I thank God for my own life and I thank God for bringing Madelyn into it.
From those that knew her best, her parents Crystal & Kyle...some beautiful words about Madelyn:
Madelyn was a bit of a night owl, not unlike her Mom, and thought that bedtime was playtime – she was often starting her 10:30 ‘lesson’ (sometimes, Tai Bo, or Kickboxing, Tennis or Bowling) when Mom was trying to get to sleep. Dad was often scolded for playing with her and getting her riled up and would have to settle her back down before he could go to sleep. Dads never learn, I guess. We had some fun times though.
Madelyn loved to eat Cheerios and chips & salsa which made for some very interesting breakfasts at our house.
Madelyn was always a little shy in sonograms. Luckily she was happy to have her picture taken once she was born.
Madelyn saw more of the inside of Nebraska Furniture Mart than any child should ever have to.
Madelyn was able to enjoy many of the Kansas City favorites including watching the Chiefs, Huskers and Wildcats play football on TV, watching KU and K-State play basketball, eating Gates BBQ, going to the plaza, and tailgating at a Royals game.
Every morning Kyle would leave for work and give Crystal a kiss goodbye. She would say, “Madelyn says goodbye too” and sure enough there was a little kick there for Kyle to send him off on his day. “I love you Daddy” she’d say.
We have been blessed in so many ways by Madelyn’s life. These are some of the things that we remember that give us peace:
Madelyn did not know she was “supposed” to live longer. She lived as long as she needed to in order to accomplish her purpose.
Madelyn never felt pain.
Madelyn was surrounded by love her entire life.
Madelyn’s life purpose was complete. Whether 8 min or 80 years, a life’s purpose is complete when God calls us.

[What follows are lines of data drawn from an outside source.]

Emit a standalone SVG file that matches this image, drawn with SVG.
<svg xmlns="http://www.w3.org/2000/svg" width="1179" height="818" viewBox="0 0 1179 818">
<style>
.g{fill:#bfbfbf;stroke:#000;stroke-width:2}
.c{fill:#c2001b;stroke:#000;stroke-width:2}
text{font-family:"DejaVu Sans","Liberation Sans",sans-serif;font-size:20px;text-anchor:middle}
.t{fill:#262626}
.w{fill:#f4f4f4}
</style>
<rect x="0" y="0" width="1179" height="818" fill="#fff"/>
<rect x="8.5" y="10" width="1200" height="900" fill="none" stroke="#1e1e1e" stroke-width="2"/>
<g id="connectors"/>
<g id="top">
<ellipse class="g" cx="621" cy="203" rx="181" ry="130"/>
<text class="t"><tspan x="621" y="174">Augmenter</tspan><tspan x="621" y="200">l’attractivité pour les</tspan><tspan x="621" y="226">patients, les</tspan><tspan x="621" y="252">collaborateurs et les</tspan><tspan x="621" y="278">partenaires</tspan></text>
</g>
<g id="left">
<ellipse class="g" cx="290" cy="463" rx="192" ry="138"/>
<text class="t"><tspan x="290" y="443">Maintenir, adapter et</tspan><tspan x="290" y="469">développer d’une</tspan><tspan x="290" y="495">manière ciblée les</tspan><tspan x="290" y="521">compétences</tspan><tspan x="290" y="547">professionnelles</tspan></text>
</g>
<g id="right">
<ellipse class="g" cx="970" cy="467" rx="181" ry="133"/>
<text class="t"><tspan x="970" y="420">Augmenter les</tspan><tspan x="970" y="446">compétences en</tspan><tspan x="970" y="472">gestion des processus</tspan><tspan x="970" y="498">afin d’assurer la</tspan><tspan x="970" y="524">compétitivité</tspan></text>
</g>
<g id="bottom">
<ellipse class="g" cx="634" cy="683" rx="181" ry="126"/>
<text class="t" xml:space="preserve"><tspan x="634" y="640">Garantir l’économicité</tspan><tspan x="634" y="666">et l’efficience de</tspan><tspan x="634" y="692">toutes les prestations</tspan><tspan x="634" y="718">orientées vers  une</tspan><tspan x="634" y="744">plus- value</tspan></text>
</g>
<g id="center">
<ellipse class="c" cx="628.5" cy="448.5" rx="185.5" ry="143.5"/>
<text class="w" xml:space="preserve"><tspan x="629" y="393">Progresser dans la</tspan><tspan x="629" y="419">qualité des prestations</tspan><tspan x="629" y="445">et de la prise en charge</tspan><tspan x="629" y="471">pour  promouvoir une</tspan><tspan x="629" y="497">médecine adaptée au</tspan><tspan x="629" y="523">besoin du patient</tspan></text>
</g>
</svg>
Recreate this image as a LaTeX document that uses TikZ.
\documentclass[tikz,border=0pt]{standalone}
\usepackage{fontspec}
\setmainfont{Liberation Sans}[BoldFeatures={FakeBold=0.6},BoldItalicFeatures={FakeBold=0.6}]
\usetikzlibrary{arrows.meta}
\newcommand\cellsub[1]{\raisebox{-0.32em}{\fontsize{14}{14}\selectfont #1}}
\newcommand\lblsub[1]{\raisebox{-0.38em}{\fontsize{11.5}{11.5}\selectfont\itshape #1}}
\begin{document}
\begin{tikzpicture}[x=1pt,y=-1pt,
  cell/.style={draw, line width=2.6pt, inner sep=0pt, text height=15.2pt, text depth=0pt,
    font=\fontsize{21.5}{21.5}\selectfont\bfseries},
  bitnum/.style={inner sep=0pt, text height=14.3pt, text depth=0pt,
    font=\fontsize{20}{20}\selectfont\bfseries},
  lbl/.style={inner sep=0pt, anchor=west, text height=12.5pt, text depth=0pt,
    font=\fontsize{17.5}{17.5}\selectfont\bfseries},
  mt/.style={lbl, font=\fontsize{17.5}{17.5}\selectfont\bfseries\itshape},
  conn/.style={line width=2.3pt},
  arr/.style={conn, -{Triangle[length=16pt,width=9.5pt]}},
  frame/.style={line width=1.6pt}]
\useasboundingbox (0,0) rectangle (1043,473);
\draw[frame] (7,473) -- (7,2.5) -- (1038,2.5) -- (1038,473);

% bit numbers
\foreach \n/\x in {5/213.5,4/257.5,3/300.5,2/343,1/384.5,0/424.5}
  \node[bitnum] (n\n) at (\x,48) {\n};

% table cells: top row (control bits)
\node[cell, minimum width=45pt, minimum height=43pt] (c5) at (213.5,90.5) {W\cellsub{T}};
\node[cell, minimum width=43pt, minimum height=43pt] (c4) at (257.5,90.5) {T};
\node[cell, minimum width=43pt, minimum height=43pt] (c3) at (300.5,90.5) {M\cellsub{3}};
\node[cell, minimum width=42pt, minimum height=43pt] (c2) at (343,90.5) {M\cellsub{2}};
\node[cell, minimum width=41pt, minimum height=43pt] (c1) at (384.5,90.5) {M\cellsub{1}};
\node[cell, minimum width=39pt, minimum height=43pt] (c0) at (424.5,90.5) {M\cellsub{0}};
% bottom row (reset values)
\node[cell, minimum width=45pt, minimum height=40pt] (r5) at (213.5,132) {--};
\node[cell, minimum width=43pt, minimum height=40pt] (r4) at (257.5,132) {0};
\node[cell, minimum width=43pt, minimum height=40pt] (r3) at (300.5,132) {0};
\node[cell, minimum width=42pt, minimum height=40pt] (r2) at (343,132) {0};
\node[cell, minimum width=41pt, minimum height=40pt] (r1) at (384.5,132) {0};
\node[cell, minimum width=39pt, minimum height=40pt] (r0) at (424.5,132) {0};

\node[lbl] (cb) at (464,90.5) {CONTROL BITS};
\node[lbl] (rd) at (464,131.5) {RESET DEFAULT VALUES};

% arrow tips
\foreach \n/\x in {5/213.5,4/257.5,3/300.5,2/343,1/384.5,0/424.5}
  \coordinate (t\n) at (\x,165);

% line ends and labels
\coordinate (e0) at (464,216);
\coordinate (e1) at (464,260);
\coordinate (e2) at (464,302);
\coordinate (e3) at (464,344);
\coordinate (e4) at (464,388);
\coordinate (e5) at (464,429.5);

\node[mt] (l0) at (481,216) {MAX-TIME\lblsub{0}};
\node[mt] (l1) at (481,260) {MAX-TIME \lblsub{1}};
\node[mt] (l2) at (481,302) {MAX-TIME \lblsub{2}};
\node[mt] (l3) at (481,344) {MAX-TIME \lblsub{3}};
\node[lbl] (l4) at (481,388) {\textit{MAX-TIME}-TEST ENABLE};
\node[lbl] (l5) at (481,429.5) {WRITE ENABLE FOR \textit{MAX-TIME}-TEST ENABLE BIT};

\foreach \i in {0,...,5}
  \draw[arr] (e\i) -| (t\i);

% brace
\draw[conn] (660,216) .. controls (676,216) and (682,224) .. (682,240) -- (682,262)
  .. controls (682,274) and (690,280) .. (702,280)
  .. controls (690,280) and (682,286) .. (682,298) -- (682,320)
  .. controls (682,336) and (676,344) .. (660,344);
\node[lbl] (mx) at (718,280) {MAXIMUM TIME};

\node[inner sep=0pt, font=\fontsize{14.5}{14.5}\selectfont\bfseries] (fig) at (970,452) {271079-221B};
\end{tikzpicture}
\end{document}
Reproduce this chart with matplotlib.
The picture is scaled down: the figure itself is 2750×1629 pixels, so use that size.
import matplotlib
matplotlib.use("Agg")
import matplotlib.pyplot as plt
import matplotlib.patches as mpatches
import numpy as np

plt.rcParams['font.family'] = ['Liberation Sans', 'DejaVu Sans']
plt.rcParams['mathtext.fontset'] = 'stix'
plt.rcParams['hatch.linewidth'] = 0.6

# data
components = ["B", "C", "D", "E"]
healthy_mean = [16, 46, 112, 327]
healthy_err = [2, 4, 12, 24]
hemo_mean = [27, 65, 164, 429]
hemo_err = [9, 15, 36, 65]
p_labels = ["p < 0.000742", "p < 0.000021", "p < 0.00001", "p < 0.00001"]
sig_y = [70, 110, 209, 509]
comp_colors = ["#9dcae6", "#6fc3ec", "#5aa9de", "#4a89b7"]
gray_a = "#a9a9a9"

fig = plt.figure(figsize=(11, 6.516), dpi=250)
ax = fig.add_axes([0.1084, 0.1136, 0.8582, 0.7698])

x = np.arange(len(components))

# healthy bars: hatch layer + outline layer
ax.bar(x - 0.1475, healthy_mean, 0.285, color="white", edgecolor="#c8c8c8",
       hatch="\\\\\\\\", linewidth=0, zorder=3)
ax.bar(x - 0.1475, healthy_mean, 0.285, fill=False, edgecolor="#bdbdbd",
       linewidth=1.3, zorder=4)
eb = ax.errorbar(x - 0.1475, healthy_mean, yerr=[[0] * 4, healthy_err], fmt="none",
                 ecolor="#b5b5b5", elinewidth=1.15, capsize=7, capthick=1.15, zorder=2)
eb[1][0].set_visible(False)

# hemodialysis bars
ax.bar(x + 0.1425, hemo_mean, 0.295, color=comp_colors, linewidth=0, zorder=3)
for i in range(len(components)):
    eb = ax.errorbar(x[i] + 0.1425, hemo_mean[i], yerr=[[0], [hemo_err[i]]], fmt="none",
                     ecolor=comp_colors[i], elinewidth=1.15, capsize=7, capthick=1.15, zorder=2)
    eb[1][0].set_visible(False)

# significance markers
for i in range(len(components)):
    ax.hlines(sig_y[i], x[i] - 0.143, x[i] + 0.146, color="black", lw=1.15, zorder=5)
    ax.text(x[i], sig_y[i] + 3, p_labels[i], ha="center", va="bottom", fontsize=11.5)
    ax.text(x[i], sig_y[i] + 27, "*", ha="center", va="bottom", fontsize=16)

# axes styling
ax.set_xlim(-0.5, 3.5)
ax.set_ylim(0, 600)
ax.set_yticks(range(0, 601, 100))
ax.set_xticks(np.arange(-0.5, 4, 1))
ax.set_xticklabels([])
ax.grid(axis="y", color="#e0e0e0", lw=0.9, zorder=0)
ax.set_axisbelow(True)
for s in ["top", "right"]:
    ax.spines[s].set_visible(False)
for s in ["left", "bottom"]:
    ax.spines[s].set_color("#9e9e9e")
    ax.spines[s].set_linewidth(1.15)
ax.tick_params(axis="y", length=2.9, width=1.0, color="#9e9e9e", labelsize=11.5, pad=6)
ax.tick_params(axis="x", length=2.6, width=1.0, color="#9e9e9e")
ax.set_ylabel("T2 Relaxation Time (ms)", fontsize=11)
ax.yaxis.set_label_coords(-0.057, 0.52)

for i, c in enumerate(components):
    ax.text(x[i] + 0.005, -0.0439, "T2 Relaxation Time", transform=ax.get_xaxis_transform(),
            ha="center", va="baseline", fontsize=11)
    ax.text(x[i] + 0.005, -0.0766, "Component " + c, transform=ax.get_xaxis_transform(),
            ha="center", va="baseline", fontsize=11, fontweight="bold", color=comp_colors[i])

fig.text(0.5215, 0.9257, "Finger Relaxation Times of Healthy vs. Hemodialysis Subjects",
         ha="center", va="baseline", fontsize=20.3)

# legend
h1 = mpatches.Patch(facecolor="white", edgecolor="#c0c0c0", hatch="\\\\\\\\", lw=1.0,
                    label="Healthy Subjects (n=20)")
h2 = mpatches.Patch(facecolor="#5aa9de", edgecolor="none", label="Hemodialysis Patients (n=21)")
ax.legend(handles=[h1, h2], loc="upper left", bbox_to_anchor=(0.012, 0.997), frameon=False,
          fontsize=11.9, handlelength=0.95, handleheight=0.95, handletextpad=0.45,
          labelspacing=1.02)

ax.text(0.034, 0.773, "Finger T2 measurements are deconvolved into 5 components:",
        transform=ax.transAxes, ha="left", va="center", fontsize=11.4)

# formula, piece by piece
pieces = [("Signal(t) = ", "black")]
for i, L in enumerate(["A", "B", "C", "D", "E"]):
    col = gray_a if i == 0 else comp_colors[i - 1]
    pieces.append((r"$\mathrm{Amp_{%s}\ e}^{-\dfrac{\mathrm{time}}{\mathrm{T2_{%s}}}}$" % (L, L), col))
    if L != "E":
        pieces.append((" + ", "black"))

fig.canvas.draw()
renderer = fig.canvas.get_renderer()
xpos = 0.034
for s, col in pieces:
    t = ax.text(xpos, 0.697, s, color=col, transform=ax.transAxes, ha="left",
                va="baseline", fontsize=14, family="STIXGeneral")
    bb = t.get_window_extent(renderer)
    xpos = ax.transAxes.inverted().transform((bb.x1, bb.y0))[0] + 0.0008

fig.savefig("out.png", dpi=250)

Madelyn never knew anything was wrong.
All of her immediate family was there for her birth and was able to say goodbye in person.
Madelyn passed in the most peaceful way we could have ever imagined; sleeping cradled in her mother’s arms.
Madelyn has many family members already waiting in Heaven to take care of her and raise her as well as we would.
Madelyn will always be a part of our family.
Thank you, Crystal and Kyle for asking me to be a part of Madelyn's Day. I will never be able to put into words what she means to me and what this experience has meant. I hope that the photos give you some bit of comfort as you heal and remember. You guys remain in my heart, always.